> **Instruction**:
Return the listing below verbatim. Pictures do not belong in the copy.

> **Supplied material**:
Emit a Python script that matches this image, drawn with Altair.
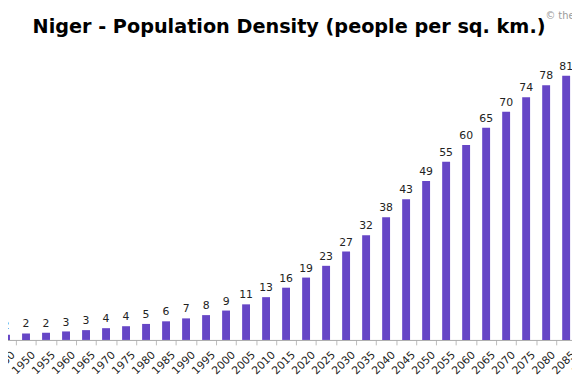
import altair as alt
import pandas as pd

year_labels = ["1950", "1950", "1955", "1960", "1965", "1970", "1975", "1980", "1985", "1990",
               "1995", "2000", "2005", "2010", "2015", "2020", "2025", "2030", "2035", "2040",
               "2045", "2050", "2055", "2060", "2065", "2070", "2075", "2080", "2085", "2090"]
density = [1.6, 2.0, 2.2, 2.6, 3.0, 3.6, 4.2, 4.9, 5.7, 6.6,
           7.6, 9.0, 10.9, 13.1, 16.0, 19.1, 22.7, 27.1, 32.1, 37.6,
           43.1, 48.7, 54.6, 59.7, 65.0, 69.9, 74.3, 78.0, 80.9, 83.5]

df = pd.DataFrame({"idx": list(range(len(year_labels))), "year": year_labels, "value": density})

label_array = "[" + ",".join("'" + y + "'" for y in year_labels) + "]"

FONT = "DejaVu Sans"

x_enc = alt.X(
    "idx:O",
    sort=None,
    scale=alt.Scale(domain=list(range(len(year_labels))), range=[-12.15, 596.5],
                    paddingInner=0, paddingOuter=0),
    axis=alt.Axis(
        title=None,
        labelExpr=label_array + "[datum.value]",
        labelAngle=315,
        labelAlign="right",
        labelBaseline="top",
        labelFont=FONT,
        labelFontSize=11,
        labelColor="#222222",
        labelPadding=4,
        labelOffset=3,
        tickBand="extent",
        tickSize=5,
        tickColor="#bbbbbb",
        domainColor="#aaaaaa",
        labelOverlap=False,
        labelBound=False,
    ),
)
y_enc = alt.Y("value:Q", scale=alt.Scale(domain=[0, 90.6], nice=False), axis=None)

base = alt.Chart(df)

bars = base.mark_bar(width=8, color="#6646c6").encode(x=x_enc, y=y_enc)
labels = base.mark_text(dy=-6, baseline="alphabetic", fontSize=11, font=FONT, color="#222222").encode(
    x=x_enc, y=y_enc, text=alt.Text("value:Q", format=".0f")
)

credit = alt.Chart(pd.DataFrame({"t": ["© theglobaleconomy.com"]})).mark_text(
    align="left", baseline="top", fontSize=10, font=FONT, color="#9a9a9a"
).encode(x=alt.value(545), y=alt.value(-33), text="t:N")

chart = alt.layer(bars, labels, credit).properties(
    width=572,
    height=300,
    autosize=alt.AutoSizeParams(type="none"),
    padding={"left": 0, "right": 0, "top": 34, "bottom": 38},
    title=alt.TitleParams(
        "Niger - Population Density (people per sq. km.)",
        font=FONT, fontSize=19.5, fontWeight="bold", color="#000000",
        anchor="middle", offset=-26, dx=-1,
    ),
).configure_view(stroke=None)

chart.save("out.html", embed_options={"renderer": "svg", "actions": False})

> **Problem solution**:
Emit a Python script that matches this image, drawn with Altair.
import altair as alt
import pandas as pd

year_labels = ["1950", "1950", "1955", "1960", "1965", "1970", "1975", "1980", "1985", "1990",
               "1995", "2000", "2005", "2010", "2015", "2020", "2025", "2030", "2035", "2040",
               "2045", "2050", "2055", "2060", "2065", "2070", "2075", "2080", "2085", "2090"]
density = [1.6, 2.0, 2.2, 2.6, 3.0, 3.6, 4.2, 4.9, 5.7, 6.6,
           7.6, 9.0, 10.9, 13.1, 16.0, 19.1, 22.7, 27.1, 32.1, 37.6,
           43.1, 48.7, 54.6, 59.7, 65.0, 69.9, 74.3, 78.0, 80.9, 83.5]

df = pd.DataFrame({"idx": list(range(len(year_labels))), "year": year_labels, "value": density})

label_array = "[" + ",".join("'" + y + "'" for y in year_labels) + "]"

FONT = "DejaVu Sans"

x_enc = alt.X(
    "idx:O",
    sort=None,
    scale=alt.Scale(domain=list(range(len(year_labels))), range=[-12.15, 596.5],
                    paddingInner=0, paddingOuter=0),
    axis=alt.Axis(
        title=None,
        labelExpr=label_array + "[datum.value]",
        labelAngle=315,
        labelAlign="right",
        labelBaseline="top",
        labelFont=FONT,
        labelFontSize=11,
        labelColor="#222222",
        labelPadding=4,
        labelOffset=3,
        tickBand="extent",
        tickSize=5,
        tickColor="#bbbbbb",
        domainColor="#aaaaaa",
        labelOverlap=False,
        labelBound=False,
    ),
)
y_enc = alt.Y("value:Q", scale=alt.Scale(domain=[0, 90.6], nice=False), axis=None)

base = alt.Chart(df)

bars = base.mark_bar(width=8, color="#6646c6").encode(x=x_enc, y=y_enc)
labels = base.mark_text(dy=-6, baseline="alphabetic", fontSize=11, font=FONT, color="#222222").encode(
    x=x_enc, y=y_enc, text=alt.Text("value:Q", format=".0f")
)

credit = alt.Chart(pd.DataFrame({"t": ["© theglobaleconomy.com"]})).mark_text(
    align="left", baseline="top", fontSize=10, font=FONT, color="#9a9a9a"
).encode(x=alt.value(545), y=alt.value(-33), text="t:N")

chart = alt.layer(bars, labels, credit).properties(
    width=572,
    height=300,
    autosize=alt.AutoSizeParams(type="none"),
    padding={"left": 0, "right": 0, "top": 34, "bottom": 38},
    title=alt.TitleParams(
        "Niger - Population Density (people per sq. km.)",
        font=FONT, fontSize=19.5, fontWeight="bold", color="#000000",
        anchor="middle", offset=-26, dx=-1,
    ),
).configure_view(stroke=None)

chart.save("out.html", embed_options={"renderer": "svg", "actions": False})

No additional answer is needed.